Juxtapositions — putting like with non-like — add zip, surprise, sometimes anxiety, and often uncertainty to our lives. They’re also at the heart of what makes poetry poetry: images and language you don’t expect together that pop open new ways to see the world. So let’s just say it’s more a more-than-poetic weekend (or life).
Friday our small but loving Jewish community gathered in the cold wind to bury our beloved friend, Shirley. Although the temperatures were in the high 40s, we talked afterwards, at her home over dolmas and brownies, about how much colder it felt, but part of that was surely because Shirley’s bright, glittery, funny, and loving life was gone. It seemed wrong for us to be so alive in her home, looking at her photos and eating cookies without her.

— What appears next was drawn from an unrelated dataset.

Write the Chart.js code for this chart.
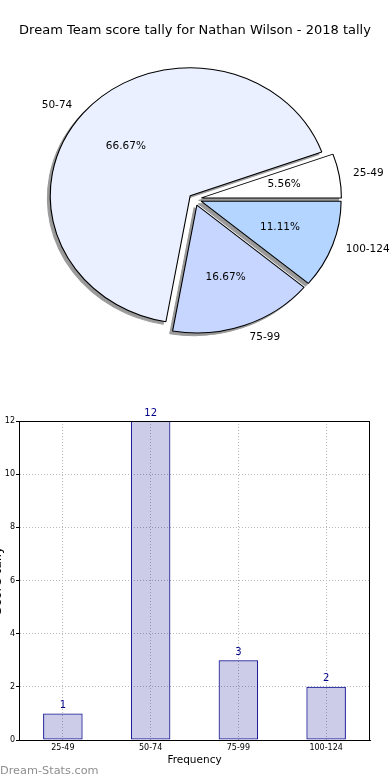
<!DOCTYPE html>
<html>
<head>
<meta charset="utf-8">
<script src="https://cdn.jsdelivr.net/npm/chart.js@4.4.0/dist/chart.umd.min.js"></script>
<style>
html,body{margin:0;padding:0;background:#fff;}
#wrap{position:relative;width:390px;height:780px;overflow:hidden;font-family:'DejaVu Sans',sans-serif;}
#title{position:absolute;left:0;top:21px;width:390px;text-align:center;font-size:13px;line-height:18px;color:#000;white-space:nowrap;}
#pieBox{position:absolute;left:0;top:0;width:390px;height:390px;}
#barBox{position:absolute;left:0;top:390px;width:390px;height:390px;}
#wm{position:absolute;left:0;top:763px;font-size:11.3px;line-height:16px;color:#8e8e8e;white-space:nowrap;}
</style>
</head>
<body>
<div id="wrap">
  <div id="pieBox"><canvas id="pie"></canvas></div>
  <div id="barBox"><canvas id="bar"></canvas></div>
  <div id="title">Dream Team score tally for Nathan Wilson - 2018 tally</div>
  <div id="wm">Dream-Stats.com</div>
</div>
<script>
// ---- data ----
const chartTitle = 'Dream Team score tally for Nathan Wilson - 2018 tally';
const categories = ['25-49', '50-74', '75-99', '100-124'];
const tallies = [1, 12, 3, 2];
const yTickValues = [0, 2, 4, 6, 8, 10, 12];
const xAxisTitle = 'Frequency';
const yAxisTitle = 'Score tally';

// ---- styles ----
const pieColors = ['#ffffff', '#eaf0ff', '#c6d6ff', '#b4d5ff'];
const explode = [0.05, 0.04, 0.05, 0.05];
const ASPECT = 140 / 128;
const FONT = "'DejaVu Sans', sans-serif";

const total = tallies.reduce((a, b) => a + b, 0);
const n = categories.length;

const pieDraw = {
  id: 'pieDraw',
  beforeDatasetsDraw(chart) {
    const ctx = chart.ctx;
    const arcs = chart.getDatasetMeta(0).data;
    const geo = arcs.map((arc, i) => {
      const p = arc.getProps(['x', 'y', 'startAngle', 'endAngle', 'outerRadius'], true);
      const origIdx = n - 1 - i;
      const mid = (p.startAngle + p.endAngle) / 2;
      const ry = p.outerRadius, rx = ry * ASPECT;
      const e = explode[origIdx];
      return {arc, p, mid, rx, ry, origIdx,
        cx: p.x + e * rx * Math.cos(mid), cy: p.y + e * ry * Math.sin(mid)};
    });
    const apply = g => { ctx.translate(g.cx, g.cy); ctx.scale(ASPECT, 1); ctx.translate(-g.p.x, -g.p.y); };
    const SHIFT = 2000;
    geo.forEach(g => {
      ctx.save();
      ctx.translate(SHIFT, 0);
      ctx.shadowColor = '#9a9a9a';
      ctx.shadowBlur = 0;
      ctx.shadowOffsetX = -SHIFT - 2.8;
      ctx.shadowOffsetY = 2.6;
      apply(g);
      g.arc.draw(ctx);
      ctx.restore();
    });
    geo.forEach(g => { ctx.save(); apply(g); g.arc.draw(ctx); ctx.restore(); });
    ctx.save();
    ctx.fillStyle = '#000';
    ctx.font = '10.5px ' + FONT;
    ctx.textBaseline = 'middle';
    geo.forEach(g => {
      const c = Math.cos(g.mid), s = Math.sin(g.mid);
      ctx.textAlign = c > 0 ? 'left' : 'right';
      ctx.fillText(categories[g.origIdx], g.cx + 1.1 * g.rx * c, g.cy + 1.1 * g.ry * s);
      ctx.textAlign = 'center';
      const pct = (tallies[g.origIdx] / total * 100).toFixed(2) + '%';
      ctx.fillText(pct, g.cx + 0.6 * g.rx * c, g.cy + 0.6 * g.ry * s);
    });
    ctx.restore();
    return false;
  }
};

new Chart(document.getElementById('pie'), {
  type: 'pie',
  data: {
    labels: categories.slice().reverse(),
    datasets: [{
      data: tallies.slice().reverse(),
      backgroundColor: pieColors.slice().reverse(),
      borderColor: '#000',
      borderWidth: 1
    }]
  },
  options: {
    responsive: true, maintainAspectRatio: false, animation: false,
    rotation: 90,
    layout: {padding: {left: 66, right: 67, top: 70.5, bottom: 62.5}},
    plugins: {legend: {display: false}, tooltip: {enabled: false}, title: {display: false}}
  },
  plugins: [pieDraw]
});

const frame = {
  id: 'frame',
  afterDatasetsDraw(chart) {
    const {ctx, chartArea: a} = chart;
    ctx.save();
    ctx.strokeStyle = '#000';
    ctx.lineWidth = 1;
    ctx.strokeRect(Math.round(a.left) + 0.5, Math.round(a.top) + 0.5,
      Math.round(a.right - a.left) - 1, Math.round(a.bottom - a.top) - 0);
    ctx.restore();
  }
};
const barLabels = {
  id: 'barLabels',
  afterDraw(chart) {
    const ctx = chart.ctx;
    const meta = chart.getDatasetMeta(0);
    ctx.save();
    ctx.fillStyle = '#00008b';
    ctx.font = '10px ' + FONT;
    ctx.textAlign = 'center';
    ctx.textBaseline = 'middle';
    meta.data.forEach((bar, i) => {
      ctx.fillText(String(tallies[i]), bar.x, bar.y - 8);
    });
    // y-axis title, clipped at the left edge like the reference
    const a = chart.chartArea;
    ctx.fillStyle = '#000';
    ctx.font = '13px ' + FONT;
    ctx.translate(1, (a.top + a.bottom) / 2);
    ctx.rotate(-Math.PI / 2);
    ctx.textBaseline = 'alphabetic';
    ctx.fillText(yAxisTitle, 0, 0);
    ctx.restore();
  }
};

new Chart(document.getElementById('bar'), {
  type: 'bar',
  data: {
    labels: categories,
    datasets: [{
      data: tallies,
      backgroundColor: 'rgba(0,0,139,0.2)',
      borderColor: '#00008b',
      borderWidth: 1,
      borderSkipped: false,
      barPercentage: 0.45,
      categoryPercentage: 1
    }]
  },
  options: {
    responsive: true, maintainAspectRatio: false, animation: false,
    layout: {padding: {left: 0, right: 20, top: 31, bottom: 0}},
    plugins: {legend: {display: false}, tooltip: {enabled: false}},
    scales: {
      x: {
        grid: {offset: false, color: '#b8b8b8', drawTicks: false},
        border: {display: true, color: '#000', dash: [1, 2]},
        ticks: {padding: 3, color: '#000', font: {family: FONT, size: 8}},
        title: {display: true, text: xAxisTitle, color: '#000', font: {family: FONT, size: 10.5}, padding: {top: 0, bottom: 13.7}},
        afterFit(s) { s.height = 40; }
      },
      y: {
        min: 0, max: 12,
        afterBuildTicks(s) { s.ticks = yTickValues.map(v => ({value: v})); },
        grid: {color: '#b8b8b8', tickColor: '#000', tickLength: 3, tickBorderDash: []},
        border: {display: true, color: '#000', dash: [1, 2]},
        ticks: {padding: 1, color: '#000', font: {family: FONT, size: 8}},
        afterFit(s) { s.width = 19; }
      }
    }
  },
  plugins: [frame, barLabels]
});
</script>
</body>
</html>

Saturday, Ken and I drove south to the small town of Garnett, Kansas, where I did my first presentation for the DAR (yes, that DAR). In a beautiful library, in a room next to the astonishing Walker collection (an original John Steuart Curry! A Édouard Manet! — so much more in this town of just over 3,000 people), In doing a Humanities Kansas program on the Holocaust, especially focusing on the lives of Lou Frydman and Jarek Piekalkiewicz, I discovered that the DAR chapter was deeply attuned to history and its lessons, and also to the weight of anti-Semitism and other ways humans diminish each other.
From there, there was apple pie in a German Baptist Brethren restaurant, a late-night film with Ken about art, Norway, and some lost New Yorkers finding their way, and typing this now with blue and fuschia-stained fingers because I’m in the middle of parfait-dyeing a load of socks and shirts for my kids.
I realize, in this juxtaposition of weather (dark, cold, sharp rain yesterday, and big, bright road-trip weather today) and time, that most moments of our lives are juxtapositions. We expect one thing, do one task, read about another thing, look at the window, and the kaleidoscope of like and not-like, the expected and so much of the unexpected keeps turning its wheel through our minutes and weeks.
Trying to fall asleep late last night, I felt the weight of that wheel, especially with several people I love dying in the last month juxtaposed with the twinkle-lights of the holidays everywhere, and now here we are stepping, sleeping, and waking into another time. May we continue to find meaning in what shows up, making a new pattern out of what’s already here.